Weil die kostenpflichtigen Kurse aber nur die Kinder von Besserverdienenden erreichten, die Gebühren aber trotzdem kaum die Kosten decken, hat Science Lab im vergangenen Jahr das Franchise-System wieder abgeschafft und die meisten Aktivitäten von der GmbH in einen eingetragenen Verein verlagert. Inzwischen bestehen nur noch rund 20 Prozent der Science-Lab-Aktivitäten aus Kursen, die durch Teilnahmegebühren getragen werden. 40 Prozent machen Projekttage, Projektwochen oder regelmäßige Arbeitsgemeinschaften an Schulen und Kindergärten aus, weitere 40 Prozent bestehen in Fortbildungen für Pädagogen. „Gerade im frühkindlichen Bereich gibt es extrem wenig Mittel für Fortbildungen“, sagt Stuchtey. Also müssen sie immer wieder in der Wirtschaft nach Sponsoren suchen.

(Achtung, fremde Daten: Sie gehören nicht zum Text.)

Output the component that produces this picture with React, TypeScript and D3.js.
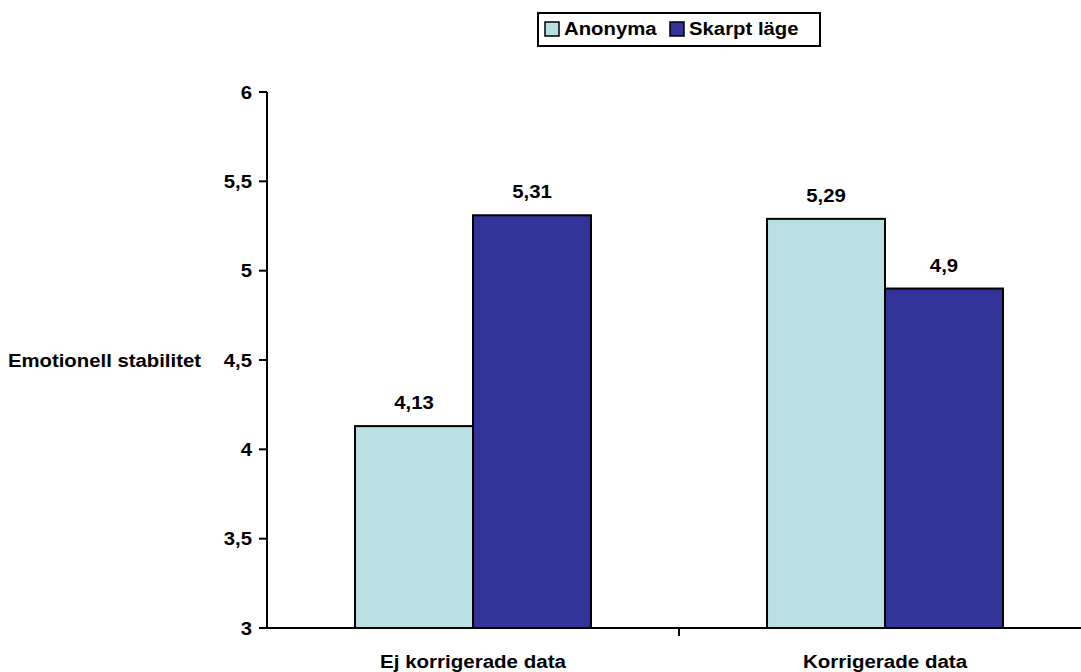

Doch kann es wirklich Aufgabe eines privaten Unternehmens sein, die Lücken des staatlichen Bildungssystems zu stopfen? „Darüber hatten wir viele Diskussionen“, sagt Stuchtey. „Doch nirgendwo steht, dass es Aufgabe des Staates ist, für die Wirtschaft auszubilden.“ Skepsis sei anfangs auch aus dem Bildungsbereich gekommen, ergänzt Schettler. „Da hieß es: Müssen Kinder denn jetzt schon im Kindergarten Abitur machen?“ Doch mittlerweile habe sich das gelegt, und die Akzeptanz sei hoch.

Die Interessen von Wirtschaft und Pädagogen auszubalancieren sei mitunter eine Gratwanderung, gibt die Science-Lab-Gründerin zu. Ohne Absprache mit Lehrern und Erziehern geschehe aber gar nichts. „Wir sind keine Vollstrecker des Firmenziels“, betont Stuchtey. „Es sollen junge Menschen heranwachsen, die Dinge hinterfragen und innovative Ideen produzieren können.“ Darin läge der Mehrwert für Unternehmen – und nicht in der Gelegenheit, eine plakative Werbebotschaft loszuwerden.